- _Stored data_
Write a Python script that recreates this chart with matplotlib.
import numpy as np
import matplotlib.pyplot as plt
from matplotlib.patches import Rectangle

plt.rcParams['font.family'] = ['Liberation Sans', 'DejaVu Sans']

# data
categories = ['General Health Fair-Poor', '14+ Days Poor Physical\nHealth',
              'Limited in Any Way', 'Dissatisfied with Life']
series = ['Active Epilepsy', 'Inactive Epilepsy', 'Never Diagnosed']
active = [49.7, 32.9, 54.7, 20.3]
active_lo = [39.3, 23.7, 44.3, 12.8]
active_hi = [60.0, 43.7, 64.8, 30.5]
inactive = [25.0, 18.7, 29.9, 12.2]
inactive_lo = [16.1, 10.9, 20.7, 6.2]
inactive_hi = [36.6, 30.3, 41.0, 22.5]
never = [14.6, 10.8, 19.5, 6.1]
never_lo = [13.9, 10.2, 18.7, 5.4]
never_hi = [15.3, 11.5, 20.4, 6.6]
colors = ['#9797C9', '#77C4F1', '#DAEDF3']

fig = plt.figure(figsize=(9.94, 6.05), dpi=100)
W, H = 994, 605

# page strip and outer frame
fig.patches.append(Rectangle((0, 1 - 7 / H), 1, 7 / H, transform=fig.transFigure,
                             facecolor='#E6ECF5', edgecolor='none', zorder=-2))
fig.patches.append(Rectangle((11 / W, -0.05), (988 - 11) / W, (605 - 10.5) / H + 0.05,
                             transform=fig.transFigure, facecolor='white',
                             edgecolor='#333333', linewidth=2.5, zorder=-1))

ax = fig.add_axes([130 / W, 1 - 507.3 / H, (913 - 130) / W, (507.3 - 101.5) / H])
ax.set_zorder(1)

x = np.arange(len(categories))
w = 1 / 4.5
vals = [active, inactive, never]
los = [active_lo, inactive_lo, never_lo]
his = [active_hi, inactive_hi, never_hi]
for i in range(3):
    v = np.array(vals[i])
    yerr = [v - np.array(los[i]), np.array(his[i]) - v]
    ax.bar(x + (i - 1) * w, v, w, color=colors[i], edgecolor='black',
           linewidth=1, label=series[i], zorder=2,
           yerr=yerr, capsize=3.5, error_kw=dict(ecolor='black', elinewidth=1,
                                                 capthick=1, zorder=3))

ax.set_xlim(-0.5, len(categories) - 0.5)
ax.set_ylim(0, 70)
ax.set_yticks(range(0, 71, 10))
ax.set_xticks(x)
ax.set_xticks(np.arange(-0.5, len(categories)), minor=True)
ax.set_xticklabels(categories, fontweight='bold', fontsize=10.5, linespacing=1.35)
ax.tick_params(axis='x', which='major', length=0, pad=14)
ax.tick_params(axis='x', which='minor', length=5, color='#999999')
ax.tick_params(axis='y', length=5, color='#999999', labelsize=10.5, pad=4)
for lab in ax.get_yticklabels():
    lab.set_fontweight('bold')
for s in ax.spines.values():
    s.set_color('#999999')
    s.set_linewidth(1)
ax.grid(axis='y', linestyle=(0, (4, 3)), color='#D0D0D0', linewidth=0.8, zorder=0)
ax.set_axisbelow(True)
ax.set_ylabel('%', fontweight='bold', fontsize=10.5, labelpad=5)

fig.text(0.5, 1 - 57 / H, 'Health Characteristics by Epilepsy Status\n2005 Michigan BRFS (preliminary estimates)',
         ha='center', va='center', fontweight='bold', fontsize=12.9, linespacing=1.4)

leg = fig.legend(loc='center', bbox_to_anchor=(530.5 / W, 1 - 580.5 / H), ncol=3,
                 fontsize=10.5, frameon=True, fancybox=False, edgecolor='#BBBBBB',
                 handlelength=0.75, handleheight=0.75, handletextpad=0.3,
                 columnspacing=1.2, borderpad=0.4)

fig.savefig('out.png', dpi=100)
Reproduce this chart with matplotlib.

- _Aim_
Transcribe all of the lines in the records precisely.

- _Task solution_
Write a Python script that recreates this chart with matplotlib.
import numpy as np
import matplotlib.pyplot as plt
from matplotlib.patches import Rectangle

plt.rcParams['font.family'] = ['Liberation Sans', 'DejaVu Sans']

# data
categories = ['General Health Fair-Poor', '14+ Days Poor Physical\nHealth',
              'Limited in Any Way', 'Dissatisfied with Life']
series = ['Active Epilepsy', 'Inactive Epilepsy', 'Never Diagnosed']
active = [49.7, 32.9, 54.7, 20.3]
active_lo = [39.3, 23.7, 44.3, 12.8]
active_hi = [60.0, 43.7, 64.8, 30.5]
inactive = [25.0, 18.7, 29.9, 12.2]
inactive_lo = [16.1, 10.9, 20.7, 6.2]
inactive_hi = [36.6, 30.3, 41.0, 22.5]
never = [14.6, 10.8, 19.5, 6.1]
never_lo = [13.9, 10.2, 18.7, 5.4]
never_hi = [15.3, 11.5, 20.4, 6.6]
colors = ['#9797C9', '#77C4F1', '#DAEDF3']

fig = plt.figure(figsize=(9.94, 6.05), dpi=100)
W, H = 994, 605

# page strip and outer frame
fig.patches.append(Rectangle((0, 1 - 7 / H), 1, 7 / H, transform=fig.transFigure,
                             facecolor='#E6ECF5', edgecolor='none', zorder=-2))
fig.patches.append(Rectangle((11 / W, -0.05), (988 - 11) / W, (605 - 10.5) / H + 0.05,
                             transform=fig.transFigure, facecolor='white',
                             edgecolor='#333333', linewidth=2.5, zorder=-1))

ax = fig.add_axes([130 / W, 1 - 507.3 / H, (913 - 130) / W, (507.3 - 101.5) / H])
ax.set_zorder(1)

x = np.arange(len(categories))
w = 1 / 4.5
vals = [active, inactive, never]
los = [active_lo, inactive_lo, never_lo]
his = [active_hi, inactive_hi, never_hi]
for i in range(3):
    v = np.array(vals[i])
    yerr = [v - np.array(los[i]), np.array(his[i]) - v]
    ax.bar(x + (i - 1) * w, v, w, color=colors[i], edgecolor='black',
           linewidth=1, label=series[i], zorder=2,
           yerr=yerr, capsize=3.5, error_kw=dict(ecolor='black', elinewidth=1,
                                                 capthick=1, zorder=3))

ax.set_xlim(-0.5, len(categories) - 0.5)
ax.set_ylim(0, 70)
ax.set_yticks(range(0, 71, 10))
ax.set_xticks(x)
ax.set_xticks(np.arange(-0.5, len(categories)), minor=True)
ax.set_xticklabels(categories, fontweight='bold', fontsize=10.5, linespacing=1.35)
ax.tick_params(axis='x', which='major', length=0, pad=14)
ax.tick_params(axis='x', which='minor', length=5, color='#999999')
ax.tick_params(axis='y', length=5, color='#999999', labelsize=10.5, pad=4)
for lab in ax.get_yticklabels():
    lab.set_fontweight('bold')
for s in ax.spines.values():
    s.set_color('#999999')
    s.set_linewidth(1)
ax.grid(axis='y', linestyle=(0, (4, 3)), color='#D0D0D0', linewidth=0.8, zorder=0)
ax.set_axisbelow(True)
ax.set_ylabel('%', fontweight='bold', fontsize=10.5, labelpad=5)

fig.text(0.5, 1 - 57 / H, 'Health Characteristics by Epilepsy Status\n2005 Michigan BRFS (preliminary estimates)',
         ha='center', va='center', fontweight='bold', fontsize=12.9, linespacing=1.4)

leg = fig.legend(loc='center', bbox_to_anchor=(530.5 / W, 1 - 580.5 / H), ncol=3,
                 fontsize=10.5, frameon=True, fancybox=False, edgecolor='#BBBBBB',
                 handlelength=0.75, handleheight=0.75, handletextpad=0.3,
                 columnspacing=1.2, borderpad=0.4)

fig.savefig('out.png', dpi=100)
Reproduce this chart with matplotlib.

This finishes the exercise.